I’m not sure you can categorically assert this. The method name is streamUntilDelimiter, so I would presume the objective is to stream until the specified delimiter is found. Any other outcome would be unexpected and thus an error to be handled differently.

I don’t want to rain on your parade, but this will igoner any other error returned from streamUntilDeliniter, entering the loop body in a possible error condition. Switching on the error may seem tedious or verbose, but it’s the only way to handle all possible errors.

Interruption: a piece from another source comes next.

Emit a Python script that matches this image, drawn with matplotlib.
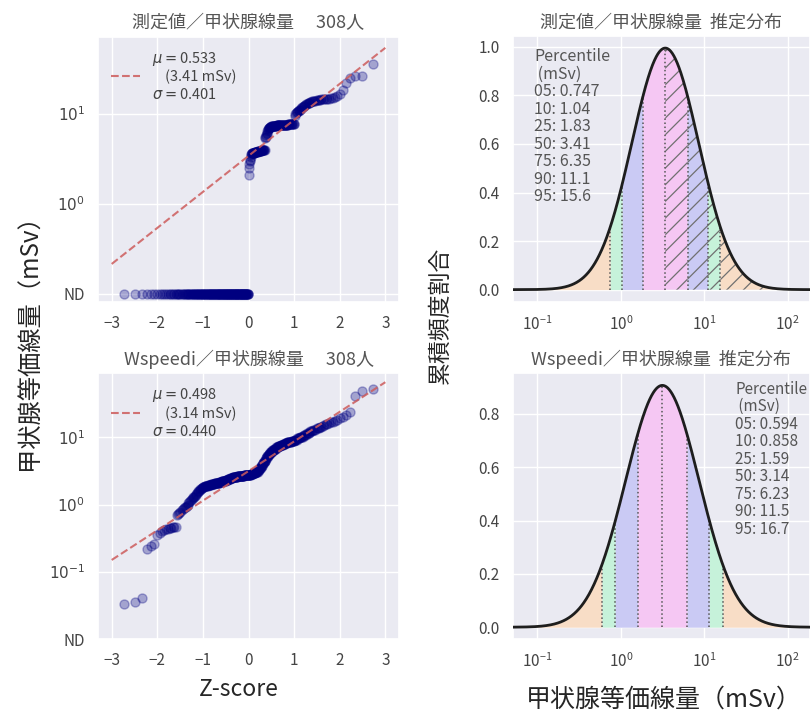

mscott9437 · December 30, 2023, 12:52pm

Yeah so when i originally came up with that pattern, the only error I could think to trigger was EndOfStream. Because Ctrl+C will trigger an EndOfStream error on windows, whereas on Linux it will just exit. So that was the best I could do. But now that I look at it again, I realize we have a StreamTooLong error, so I would amend that to match that error instead, since you have to pass a max size to streamUntilDelimiter already

   while (reader.streamUntilDelimiter(bytes.writer(), '\n', 10) != error.StreamTooLong) {
      try writer.print("> {s}\n", .{ bytes.items });
   }

I still think this is good when you want to keep things simple, but yes you should take some caution because you will not have ways to handle the other errors down the road. If you want to use it inside your while loop to catch all the errors then I would try this one

while (true) {

   reader.streamUntilDelimiter(input.writer(), '\n', 1000) catch |err| switch (err) {

      error.EndOfStream => {
         try writer.print("\n", .{ });
         break;
      },

      error.StreamTooLong => {
         try writer.print("\n", .{ });
         break;
      },

      else => |e| return e

   };

}

This is one thing I want to point out which is really nice about Zig compared to some other modern language, because ultimately it lets you decide just how safe you need to be with your code

Also I’m not sure of the other errors streamUntilDelimiter can return. It’s still not clear for me how to determine that

Edit: forgot that you can also pass null as the max size, so you might adjust it to check for a different error besides StreamTooLong in that case

ianprime0509 · December 30, 2023, 2:54pm

As a small suggestion for simplification, while loops can be used with error unions:

while (reader.streamUntilDelimiter(input.writer(), '\n', 1000)) {
    // Do stuff with the input you read
} else |err| switch (err) {
    error.EndOfStream, error.StreamTooLong => try writer.writeByte('\n'),
    else => |e| return e,
}

When using a while loop with an error union type, there must be an else branch capturing an error, and the loop will execute until there’s an error, and then the else will execute.